> [MATERIAL]
* Start *

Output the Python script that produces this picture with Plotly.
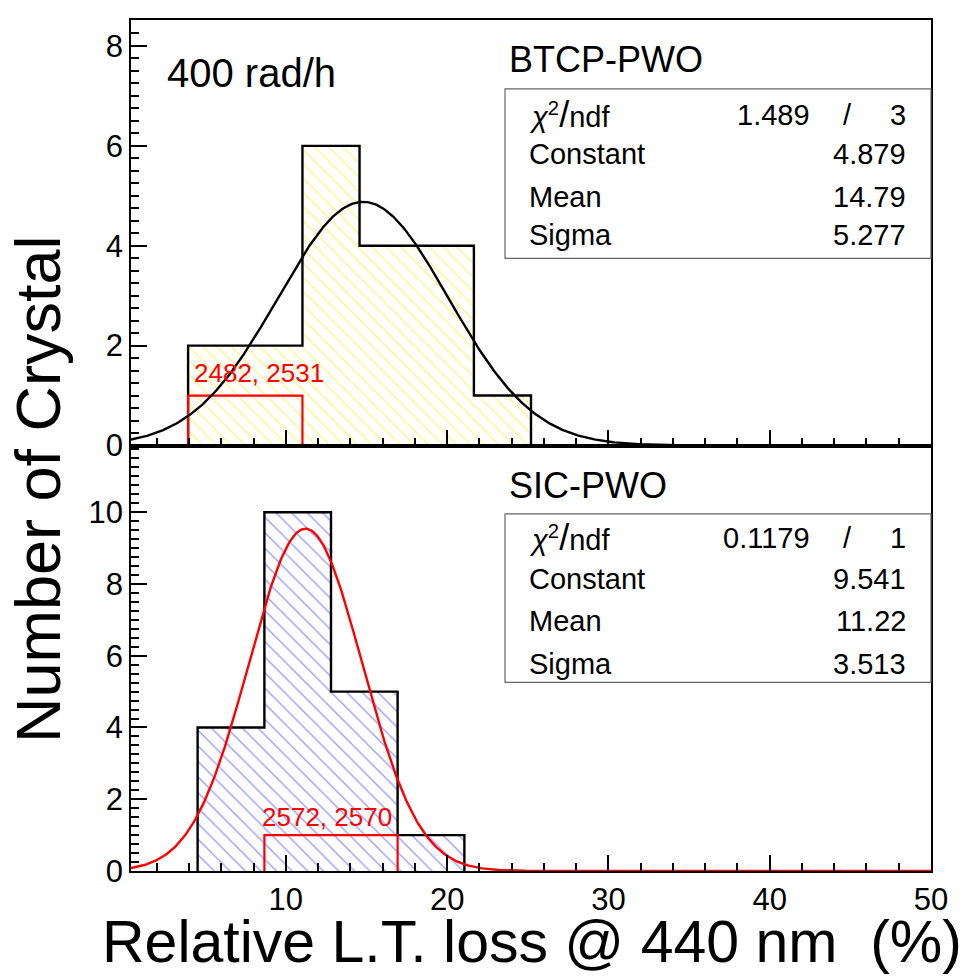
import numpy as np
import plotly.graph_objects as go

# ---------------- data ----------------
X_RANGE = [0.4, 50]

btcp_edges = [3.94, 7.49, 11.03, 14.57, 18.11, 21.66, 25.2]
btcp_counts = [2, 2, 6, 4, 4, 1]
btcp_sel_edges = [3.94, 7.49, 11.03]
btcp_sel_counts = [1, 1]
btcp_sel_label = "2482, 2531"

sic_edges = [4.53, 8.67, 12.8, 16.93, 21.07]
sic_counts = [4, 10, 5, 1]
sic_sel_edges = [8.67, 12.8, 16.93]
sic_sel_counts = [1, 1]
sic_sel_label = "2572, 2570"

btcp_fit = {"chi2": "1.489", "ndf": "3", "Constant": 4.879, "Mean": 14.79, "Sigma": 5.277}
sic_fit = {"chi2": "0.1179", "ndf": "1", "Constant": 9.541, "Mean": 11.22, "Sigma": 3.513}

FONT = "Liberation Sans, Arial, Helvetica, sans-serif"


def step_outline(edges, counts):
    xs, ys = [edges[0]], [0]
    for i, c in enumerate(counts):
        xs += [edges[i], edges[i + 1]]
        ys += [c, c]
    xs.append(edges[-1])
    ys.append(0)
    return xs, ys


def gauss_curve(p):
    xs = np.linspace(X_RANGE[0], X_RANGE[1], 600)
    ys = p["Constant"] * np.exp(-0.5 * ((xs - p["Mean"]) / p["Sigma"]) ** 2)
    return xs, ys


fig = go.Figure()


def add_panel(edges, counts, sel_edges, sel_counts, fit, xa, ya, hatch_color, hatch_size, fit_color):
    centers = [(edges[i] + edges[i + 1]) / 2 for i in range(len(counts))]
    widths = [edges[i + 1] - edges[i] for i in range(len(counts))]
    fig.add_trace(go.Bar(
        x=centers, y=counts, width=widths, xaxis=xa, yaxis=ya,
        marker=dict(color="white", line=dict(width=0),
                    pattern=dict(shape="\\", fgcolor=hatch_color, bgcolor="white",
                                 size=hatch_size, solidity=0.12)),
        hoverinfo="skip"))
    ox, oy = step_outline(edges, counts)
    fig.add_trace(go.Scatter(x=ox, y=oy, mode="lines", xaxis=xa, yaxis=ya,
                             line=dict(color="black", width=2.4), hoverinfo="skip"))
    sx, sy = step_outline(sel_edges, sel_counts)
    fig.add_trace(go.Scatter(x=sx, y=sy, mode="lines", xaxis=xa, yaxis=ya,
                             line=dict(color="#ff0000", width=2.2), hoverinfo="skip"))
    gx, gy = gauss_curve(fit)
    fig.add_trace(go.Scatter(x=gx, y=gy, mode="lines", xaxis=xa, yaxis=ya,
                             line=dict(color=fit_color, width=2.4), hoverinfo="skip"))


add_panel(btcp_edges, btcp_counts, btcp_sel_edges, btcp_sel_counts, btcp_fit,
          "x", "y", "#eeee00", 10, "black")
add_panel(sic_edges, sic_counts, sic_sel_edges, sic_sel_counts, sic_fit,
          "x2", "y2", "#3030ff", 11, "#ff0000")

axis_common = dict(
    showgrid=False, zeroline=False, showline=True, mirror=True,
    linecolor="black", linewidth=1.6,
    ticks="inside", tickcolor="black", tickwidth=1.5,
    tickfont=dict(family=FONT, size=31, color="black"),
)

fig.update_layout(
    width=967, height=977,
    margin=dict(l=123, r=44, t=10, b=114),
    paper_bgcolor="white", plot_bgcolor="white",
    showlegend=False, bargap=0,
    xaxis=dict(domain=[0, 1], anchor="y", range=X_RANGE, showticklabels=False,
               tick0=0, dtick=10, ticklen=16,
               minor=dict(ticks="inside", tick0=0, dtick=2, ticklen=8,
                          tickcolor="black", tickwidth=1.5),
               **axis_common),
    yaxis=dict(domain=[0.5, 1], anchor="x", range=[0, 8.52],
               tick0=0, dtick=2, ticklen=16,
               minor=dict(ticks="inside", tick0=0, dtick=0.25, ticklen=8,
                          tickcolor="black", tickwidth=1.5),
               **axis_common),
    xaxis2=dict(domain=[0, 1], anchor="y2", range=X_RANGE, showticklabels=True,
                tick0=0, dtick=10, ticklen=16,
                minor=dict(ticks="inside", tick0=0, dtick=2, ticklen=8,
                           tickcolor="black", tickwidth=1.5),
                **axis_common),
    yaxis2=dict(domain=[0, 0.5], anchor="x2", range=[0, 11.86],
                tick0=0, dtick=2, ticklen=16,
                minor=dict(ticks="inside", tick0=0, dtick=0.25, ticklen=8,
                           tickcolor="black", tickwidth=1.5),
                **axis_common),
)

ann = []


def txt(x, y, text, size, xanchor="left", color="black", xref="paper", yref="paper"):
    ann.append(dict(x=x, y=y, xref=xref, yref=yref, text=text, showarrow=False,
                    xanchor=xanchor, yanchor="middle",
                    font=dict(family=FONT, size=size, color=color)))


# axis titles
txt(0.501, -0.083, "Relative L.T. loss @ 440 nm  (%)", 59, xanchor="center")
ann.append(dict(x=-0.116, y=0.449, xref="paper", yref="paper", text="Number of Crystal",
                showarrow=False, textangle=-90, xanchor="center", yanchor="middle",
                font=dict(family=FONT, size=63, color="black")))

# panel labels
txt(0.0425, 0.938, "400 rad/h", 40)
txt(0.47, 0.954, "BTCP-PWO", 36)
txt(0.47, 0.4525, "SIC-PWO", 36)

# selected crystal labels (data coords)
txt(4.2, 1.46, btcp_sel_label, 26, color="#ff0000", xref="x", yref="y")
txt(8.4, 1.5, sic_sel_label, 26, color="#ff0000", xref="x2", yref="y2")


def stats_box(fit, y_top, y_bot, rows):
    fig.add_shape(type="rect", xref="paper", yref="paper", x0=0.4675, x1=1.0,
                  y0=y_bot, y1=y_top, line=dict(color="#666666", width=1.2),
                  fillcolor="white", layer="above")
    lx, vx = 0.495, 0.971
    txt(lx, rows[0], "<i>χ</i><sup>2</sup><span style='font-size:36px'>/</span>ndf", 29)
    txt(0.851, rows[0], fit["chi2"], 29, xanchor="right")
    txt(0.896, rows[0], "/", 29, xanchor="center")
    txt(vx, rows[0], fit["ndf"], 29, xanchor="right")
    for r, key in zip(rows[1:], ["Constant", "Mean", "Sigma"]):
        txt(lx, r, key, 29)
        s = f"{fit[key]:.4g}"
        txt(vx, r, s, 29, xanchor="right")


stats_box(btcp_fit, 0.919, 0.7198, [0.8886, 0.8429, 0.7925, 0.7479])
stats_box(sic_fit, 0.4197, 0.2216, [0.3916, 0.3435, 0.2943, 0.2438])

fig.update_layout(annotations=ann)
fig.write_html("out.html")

* End *

> [THE EXERCISE] Reproduce all of the material exactly, apart from the pictures.

> [OUTPUT BELOW]
Output the Python script that produces this picture with Plotly.
import numpy as np
import plotly.graph_objects as go

# ---------------- data ----------------
X_RANGE = [0.4, 50]

btcp_edges = [3.94, 7.49, 11.03, 14.57, 18.11, 21.66, 25.2]
btcp_counts = [2, 2, 6, 4, 4, 1]
btcp_sel_edges = [3.94, 7.49, 11.03]
btcp_sel_counts = [1, 1]
btcp_sel_label = "2482, 2531"

sic_edges = [4.53, 8.67, 12.8, 16.93, 21.07]
sic_counts = [4, 10, 5, 1]
sic_sel_edges = [8.67, 12.8, 16.93]
sic_sel_counts = [1, 1]
sic_sel_label = "2572, 2570"

btcp_fit = {"chi2": "1.489", "ndf": "3", "Constant": 4.879, "Mean": 14.79, "Sigma": 5.277}
sic_fit = {"chi2": "0.1179", "ndf": "1", "Constant": 9.541, "Mean": 11.22, "Sigma": 3.513}

FONT = "Liberation Sans, Arial, Helvetica, sans-serif"


def step_outline(edges, counts):
    xs, ys = [edges[0]], [0]
    for i, c in enumerate(counts):
        xs += [edges[i], edges[i + 1]]
        ys += [c, c]
    xs.append(edges[-1])
    ys.append(0)
    return xs, ys


def gauss_curve(p):
    xs = np.linspace(X_RANGE[0], X_RANGE[1], 600)
    ys = p["Constant"] * np.exp(-0.5 * ((xs - p["Mean"]) / p["Sigma"]) ** 2)
    return xs, ys


fig = go.Figure()


def add_panel(edges, counts, sel_edges, sel_counts, fit, xa, ya, hatch_color, hatch_size, fit_color):
    centers = [(edges[i] + edges[i + 1]) / 2 for i in range(len(counts))]
    widths = [edges[i + 1] - edges[i] for i in range(len(counts))]
    fig.add_trace(go.Bar(
        x=centers, y=counts, width=widths, xaxis=xa, yaxis=ya,
        marker=dict(color="white", line=dict(width=0),
                    pattern=dict(shape="\\", fgcolor=hatch_color, bgcolor="white",
                                 size=hatch_size, solidity=0.12)),
        hoverinfo="skip"))
    ox, oy = step_outline(edges, counts)
    fig.add_trace(go.Scatter(x=ox, y=oy, mode="lines", xaxis=xa, yaxis=ya,
                             line=dict(color="black", width=2.4), hoverinfo="skip"))
    sx, sy = step_outline(sel_edges, sel_counts)
    fig.add_trace(go.Scatter(x=sx, y=sy, mode="lines", xaxis=xa, yaxis=ya,
                             line=dict(color="#ff0000", width=2.2), hoverinfo="skip"))
    gx, gy = gauss_curve(fit)
    fig.add_trace(go.Scatter(x=gx, y=gy, mode="lines", xaxis=xa, yaxis=ya,
                             line=dict(color=fit_color, width=2.4), hoverinfo="skip"))


add_panel(btcp_edges, btcp_counts, btcp_sel_edges, btcp_sel_counts, btcp_fit,
          "x", "y", "#eeee00", 10, "black")
add_panel(sic_edges, sic_counts, sic_sel_edges, sic_sel_counts, sic_fit,
          "x2", "y2", "#3030ff", 11, "#ff0000")

axis_common = dict(
    showgrid=False, zeroline=False, showline=True, mirror=True,
    linecolor="black", linewidth=1.6,
    ticks="inside", tickcolor="black", tickwidth=1.5,
    tickfont=dict(family=FONT, size=31, color="black"),
)

fig.update_layout(
    width=967, height=977,
    margin=dict(l=123, r=44, t=10, b=114),
    paper_bgcolor="white", plot_bgcolor="white",
    showlegend=False, bargap=0,
    xaxis=dict(domain=[0, 1], anchor="y", range=X_RANGE, showticklabels=False,
               tick0=0, dtick=10, ticklen=16,
               minor=dict(ticks="inside", tick0=0, dtick=2, ticklen=8,
                          tickcolor="black", tickwidth=1.5),
               **axis_common),
    yaxis=dict(domain=[0.5, 1], anchor="x", range=[0, 8.52],
               tick0=0, dtick=2, ticklen=16,
               minor=dict(ticks="inside", tick0=0, dtick=0.25, ticklen=8,
                          tickcolor="black", tickwidth=1.5),
               **axis_common),
    xaxis2=dict(domain=[0, 1], anchor="y2", range=X_RANGE, showticklabels=True,
                tick0=0, dtick=10, ticklen=16,
                minor=dict(ticks="inside", tick0=0, dtick=2, ticklen=8,
                           tickcolor="black", tickwidth=1.5),
                **axis_common),
    yaxis2=dict(domain=[0, 0.5], anchor="x2", range=[0, 11.86],
                tick0=0, dtick=2, ticklen=16,
                minor=dict(ticks="inside", tick0=0, dtick=0.25, ticklen=8,
                           tickcolor="black", tickwidth=1.5),
                **axis_common),
)

ann = []


def txt(x, y, text, size, xanchor="left", color="black", xref="paper", yref="paper"):
    ann.append(dict(x=x, y=y, xref=xref, yref=yref, text=text, showarrow=False,
                    xanchor=xanchor, yanchor="middle",
                    font=dict(family=FONT, size=size, color=color)))


# axis titles
txt(0.501, -0.083, "Relative L.T. loss @ 440 nm  (%)", 59, xanchor="center")
ann.append(dict(x=-0.116, y=0.449, xref="paper", yref="paper", text="Number of Crystal",
                showarrow=False, textangle=-90, xanchor="center", yanchor="middle",
                font=dict(family=FONT, size=63, color="black")))

# panel labels
txt(0.0425, 0.938, "400 rad/h", 40)
txt(0.47, 0.954, "BTCP-PWO", 36)
txt(0.47, 0.4525, "SIC-PWO", 36)

# selected crystal labels (data coords)
txt(4.2, 1.46, btcp_sel_label, 26, color="#ff0000", xref="x", yref="y")
txt(8.4, 1.5, sic_sel_label, 26, color="#ff0000", xref="x2", yref="y2")


def stats_box(fit, y_top, y_bot, rows):
    fig.add_shape(type="rect", xref="paper", yref="paper", x0=0.4675, x1=1.0,
                  y0=y_bot, y1=y_top, line=dict(color="#666666", width=1.2),
                  fillcolor="white", layer="above")
    lx, vx = 0.495, 0.971
    txt(lx, rows[0], "<i>χ</i><sup>2</sup><span style='font-size:36px'>/</span>ndf", 29)
    txt(0.851, rows[0], fit["chi2"], 29, xanchor="right")
    txt(0.896, rows[0], "/", 29, xanchor="center")
    txt(vx, rows[0], fit["ndf"], 29, xanchor="right")
    for r, key in zip(rows[1:], ["Constant", "Mean", "Sigma"]):
        txt(lx, r, key, 29)
        s = f"{fit[key]:.4g}"
        txt(vx, r, s, 29, xanchor="right")


stats_box(btcp_fit, 0.919, 0.7198, [0.8886, 0.8429, 0.7925, 0.7479])
stats_box(sic_fit, 0.4197, 0.2216, [0.3916, 0.3435, 0.2943, 0.2438])

fig.update_layout(annotations=ann)
fig.write_html("out.html")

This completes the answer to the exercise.